Находиться на боевом дежурстве в неизвестно куда несущемся БЖРК — совсем другое. Здесь нет расслабления, напротив — все постоянно напряжены в ожидании приказа начать Третью мировую войну или ответить на удар опередившего тебя агрессора. Замкнутое пространство, отсутствие окон, достаточно спёртый воздух, избыточное давление, унылая стальная обшивка вокруг, гиподинамия, качка… Да, да, именно качка — Кудасов, к своему удивлению, на восьмые сутки несколько раз ощутил приближение приступов морской болезни, он даже сходил к врачу, но майор Булатова успокоила: идёт период адаптации, потом организм привыкнет и неприятные ощущения пройдут. Она дала какие-то таблетки, после которых всё вошло в норму. Но спал он плохо, часто снились кошмары, однажды привиделся Степан Григорьевич, который с плетью в руках гнался за голой, растрёпанной Оксаной. Сон был явно нехорошим, возможно, как-то связанным с тем, что происходило с женой в действительности. Но узнать это можно было только после возвращения на базу. Когда это произойдёт, тоже никто не знал. Неизвестность, отсутствие новостей и каких-либо свежих зрительных ощущений угнетали больше всего. С психологической точки зрения всё это было оправданно: резко повышалась роль командиров, которые были более осведомлены и лучше знали, что надо делать.

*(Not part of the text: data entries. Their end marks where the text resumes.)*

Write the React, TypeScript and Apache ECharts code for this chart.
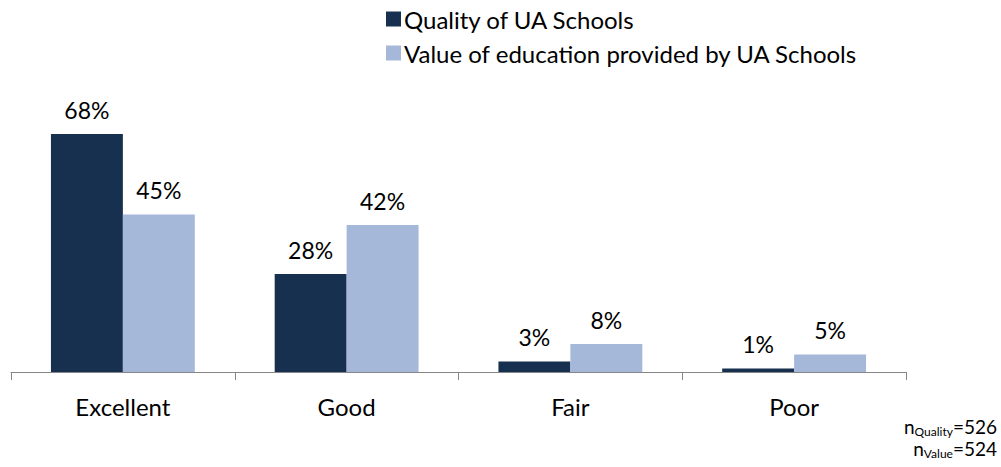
import React, { useEffect, useRef } from "react";
import * as echarts from "echarts";

const categories = ["Excellent", "Good", "Fair", "Poor"];
const qualityValues = [68, 28, 3, 1];
const valueValues = [45, 42, 8, 5];
const seriesNames = ["Quality of UA Schools", "Value of education provided by UA Schools"];
const nQuality = 526;
const nValue = 524;

const FONT = "Lato, 'Open Sans', sans-serif";

export default function App() {
  const ref = useRef<HTMLDivElement>(null);
  useEffect(() => {
    if (!ref.current) return;
    const chart = echarts.init(ref.current, null, { renderer: "svg" });
    const labelStyle = {
      show: true,
      position: "top" as const,
      distance: 13,
      formatter: "{c}%",
      fontSize: 23,
      color: "#000",
      fontFamily: FONT,
    };
    const rich = {
      n: { fontSize: 19, fontFamily: FONT, fill: "#000", lineHeight: 20 },
      s: { fontSize: 12, fontFamily: FONT, fill: "#000", lineHeight: 20, padding: [9, 0, 0, 0] },
    };
    chart.setOption({
      animation: false,
      textStyle: { fontFamily: FONT },
      legend: {
        orient: "vertical",
        left: 381,
        top: 2,
        itemWidth: 15,
        itemHeight: 15,
        itemGap: 10,
        icon: "rect",
        textStyle: { fontSize: 24, color: "#000", fontFamily: FONT, padding: [0, 0, 0, -2] },
        data: seriesNames,
      },
      grid: { left: 11, right: 95, top: 92, bottom: 95 },
      xAxis: {
        type: "category",
        data: categories,
        axisLine: { lineStyle: { color: "#868686", width: 1 } },
        axisTick: { show: true, length: 8, lineStyle: { color: "#868686" } },
        axisLabel: { fontSize: 24, color: "#000", margin: 22, fontFamily: FONT },
      },
      yAxis: {
        type: "value",
        min: 0,
        max: 80,
        show: false,
        splitLine: { show: false },
      },
      series: [
        {
          name: seriesNames[0],
          type: "bar",
          data: qualityValues,
          itemStyle: { color: "#17304F" },
          barGap: "0%",
          barCategoryGap: "35.7%",
          label: labelStyle,
        },
        {
          name: seriesNames[1],
          type: "bar",
          data: valueValues,
          itemStyle: { color: "#A5B8D9" },
          barGap: "0%",
          barCategoryGap: "35.7%",
          label: labelStyle,
        },
      ],
      graphic: [
        {
          type: "text",
          right: 4,
          top: 416,
          style: { text: `{n|n}{s|Quality}{n|=${nQuality}}`, textAlign: "right", rich },
        },
        {
          type: "text",
          right: 4,
          top: 438,
          style: { text: `{n|n}{s|Value}{n|=${nValue}}`, textAlign: "right", rich },
        },
      ],
    });
    return () => chart.dispose();
  }, []);
  return <div ref={ref} style={{ width: 1001, height: 467, position: "absolute", left: 0, top: 0 }} />;
}
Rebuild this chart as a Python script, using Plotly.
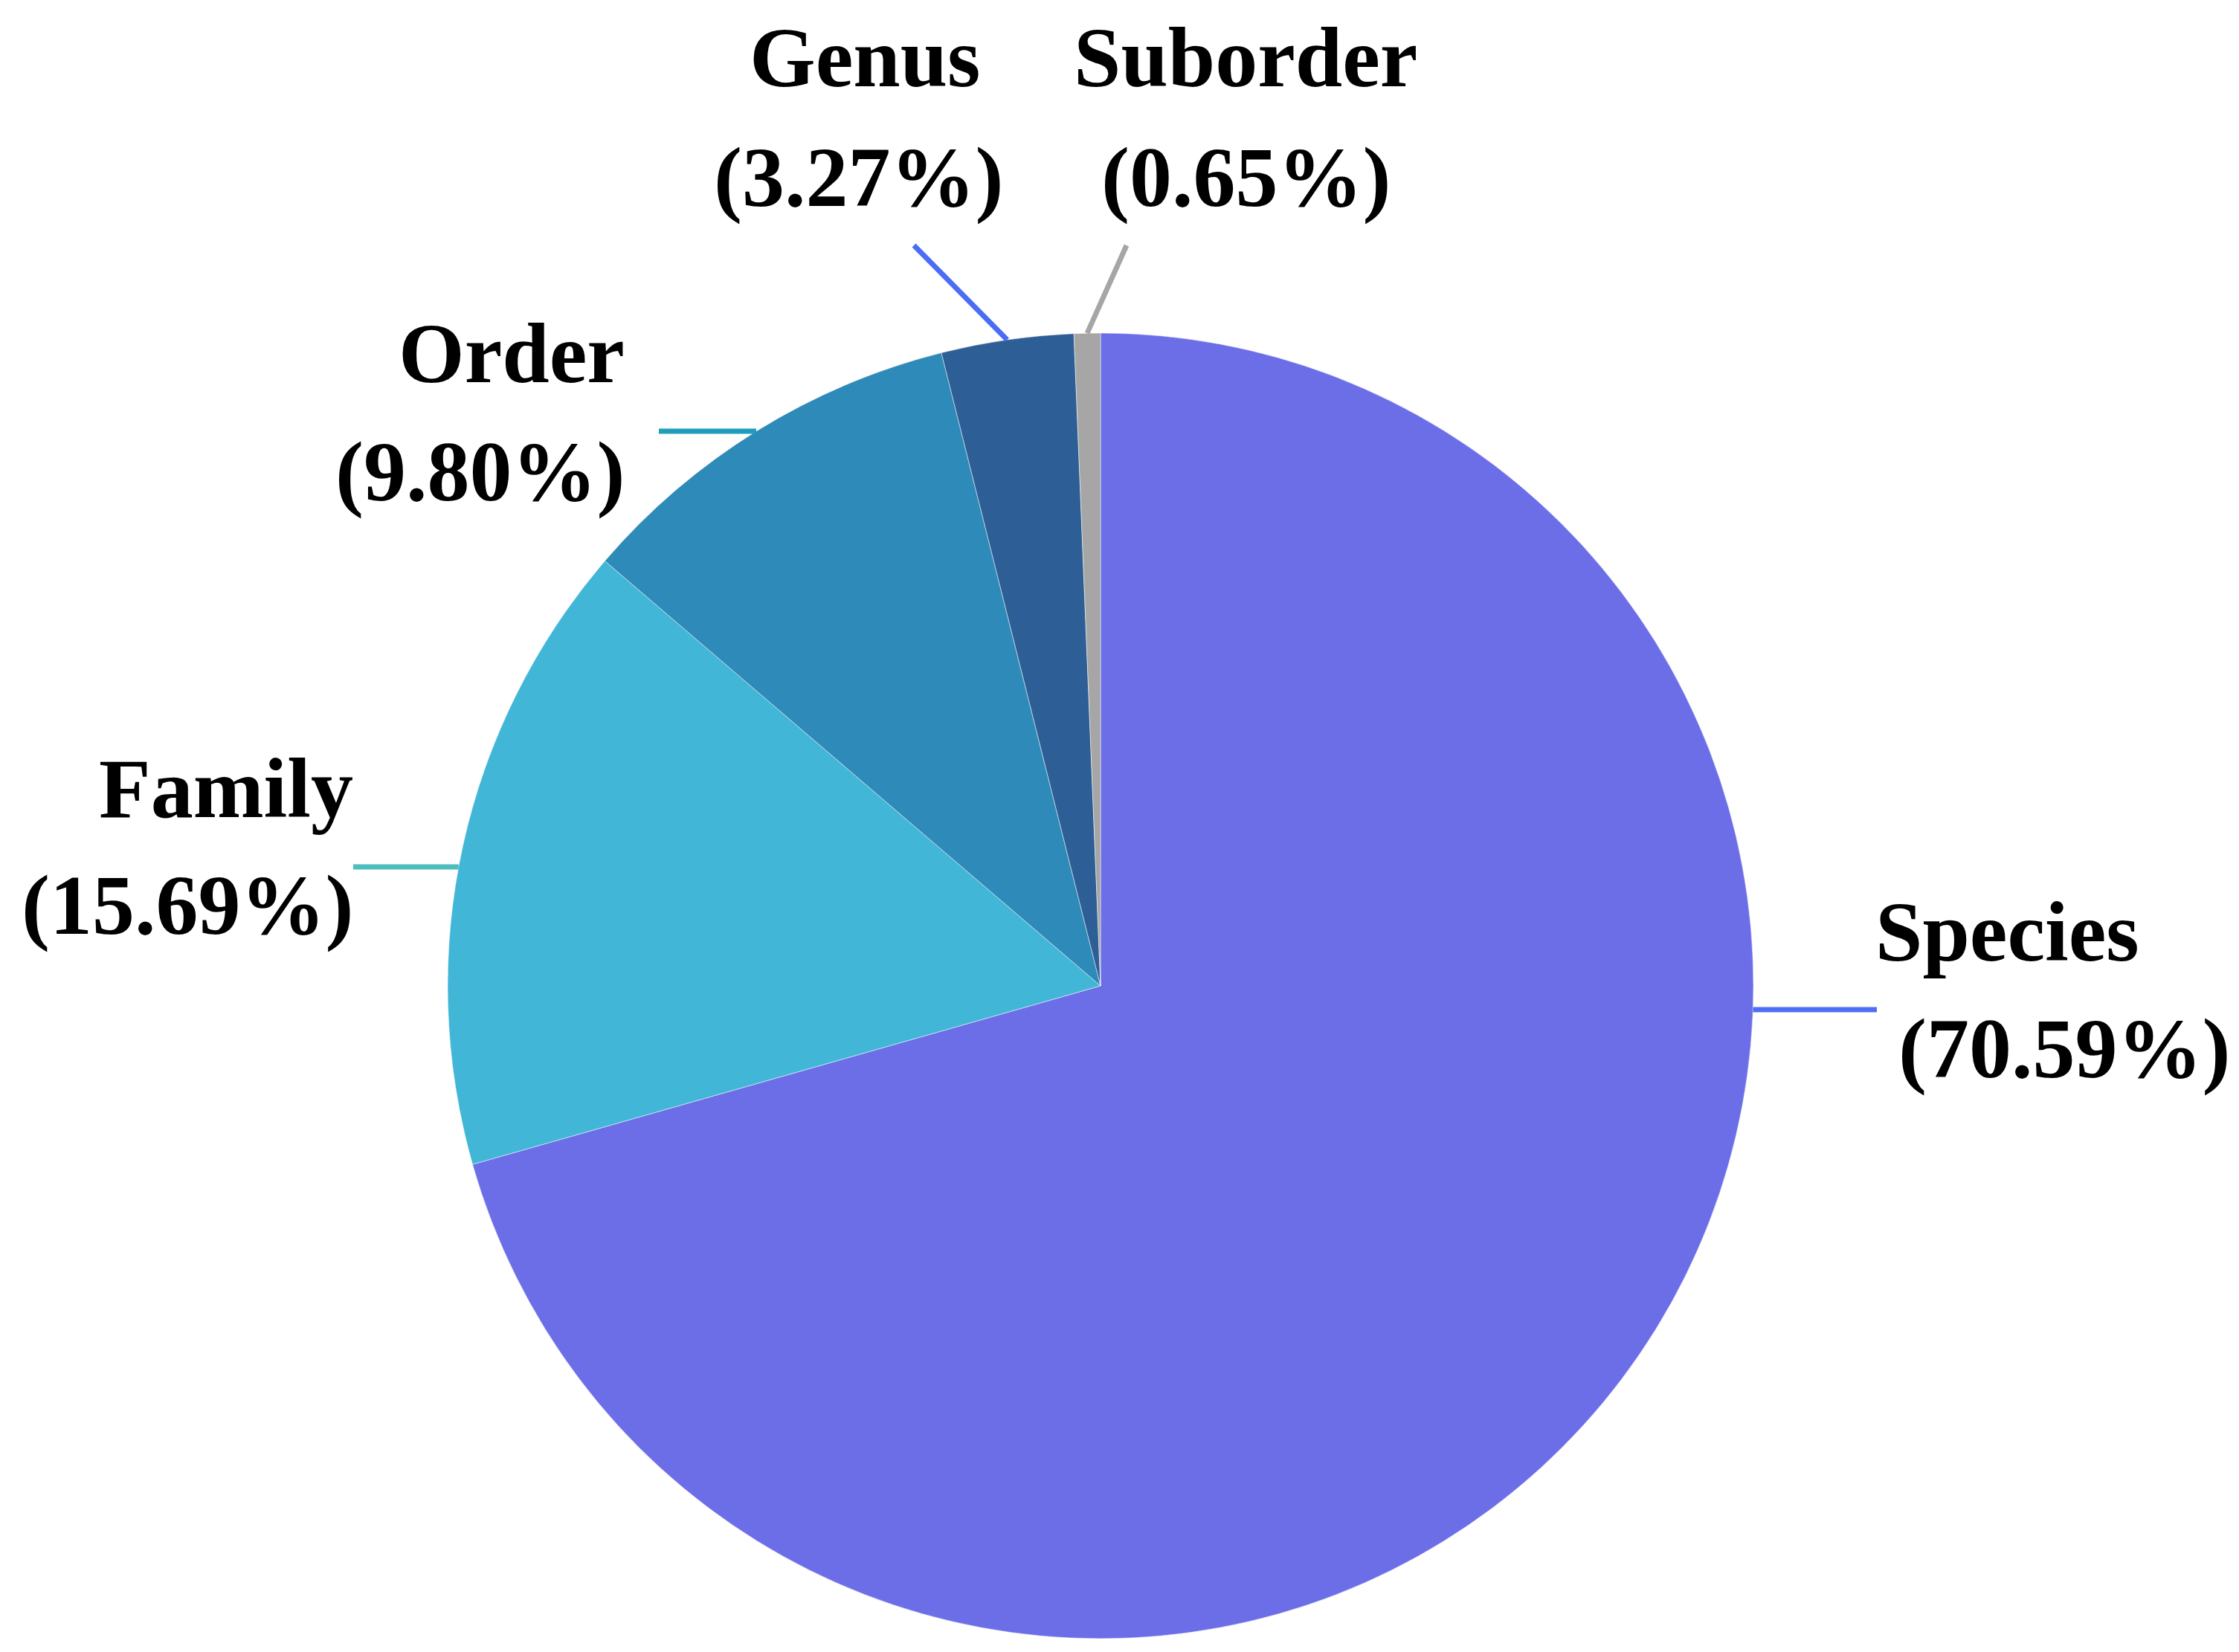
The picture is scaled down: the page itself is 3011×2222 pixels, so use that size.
import math
import plotly.graph_objects as go

# data
labels = ["Species", "Family", "Order", "Genus", "Suborder"]
percents = [70.59, 15.69, 9.80, 3.27, 0.65]

slice_colors = ["#6C6EE8", "#42B6D6", "#2E8AB8", "#2E5E96", "#A6A6A6"]
leader_colors = ["#4F6EF5", "#4DBDBD", "#1E9EBB", "#4A6CF7", "#A6A6A6"]

W, H = 3011, 2222
CX, CY, R = 1472, 1318, 878   # pie centre / radius in pixels

# label placement (pixels): xanchor, x of name, x of pct, y of name, y of pct
label_pos = {
    "Species": ("left", 2512, 2543, 1245, 1402),
    "Family": ("right", 469, 469, 1052, 1209),
    "Order": ("right", 834, 834, 468, 626),
    "Genus": ("center", 1155, 1146, 70, 230),
    "Suborder": ("center", 1667, 1667, 70, 230),
}
# leader lines: outer end (pixels), and how they meet the pie
leader_pos = {
    "Species": ((2516, 1350), "h"),
    "Family": ((467, 1158), "h"),
    "Order": ((878, 572), "h"),
    "Genus": ((1221, 322), "mid"),
    "Suborder": ((1507, 322), "mid"),
}

FONT = "Liberation Serif, Times New Roman, serif"


def px(x):
    return x / W


def py(y):
    return 1 - y / H


fig = go.Figure()
fig.add_trace(go.Pie(
    labels=labels,
    values=percents,
    sort=False,
    direction="clockwise",
    rotation=0,
    textinfo="none",
    hoverinfo="label+percent",
    marker=dict(colors=slice_colors, line=dict(color="white", width=0.5)),
    domain=dict(x=[px(CX - R), px(CX + R)], y=[py(CY + R), py(CY - R)]),
    showlegend=False,
))

total = sum(percents)
cum = 0
shapes = []
annotations = []
for i, name in enumerate(labels):
    mid = (cum + percents[i] / 2) / total
    cum += percents[i]

    (ox, oy), kind = leader_pos[name]
    if kind == "h":
        dx = math.sqrt(R ** 2 - (oy - CY) ** 2)
        ex = CX + dx if ox > CX else CX - dx
        ey = oy
    else:
        th = mid * 2 * math.pi
        ex = CX + R * math.sin(th)
        ey = CY - R * math.cos(th)
    shapes.append(dict(type="line", xref="paper", yref="paper",
                       x0=px(ox), y0=py(oy), x1=px(ex), y1=py(ey),
                       line=dict(color=leader_colors[i], width=7)))

    anchor, xn, xp, yn, yp = label_pos[name]
    for txt, xx, yy in [(name, xn, yn), (f"({percents[i]:.2f}%)", xp, yp)]:
        annotations.append(dict(
            text=f"<b>{txt}</b>", xref="paper", yref="paper",
            x=px(xx), y=py(yy), xanchor=anchor, yanchor="middle",
            showarrow=False, align=anchor,
            font=dict(family=FONT, size=114, color="black"),
        ))

fig.update_layout(
    width=W, height=H,
    margin=dict(l=0, r=0, t=0, b=0),
    paper_bgcolor="white",
    plot_bgcolor="white",
    shapes=shapes,
    annotations=annotations,
)

fig.write_html("out.html")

Кудасов, например, стал по-другому относиться к Белову. Более уважительно, что ли… Он даже почти забыл его оскорбительный тон в свой адрес и несколько раз пытался установить с командиром нормальные отношения.
Но Евгений Романович ничего не забыл, он односложно отвечал на вопросы, избегал встречаться взглядом, а если такое всё же происходило, Александр отчётливо читал в глазах командира явное недоброжелательство. Да и вообще от Белова исходила волна животной злобы. Полковник явно ненавидел его. Дай только ему возможность — и он разорвёт Кудасова прямо голыми руками.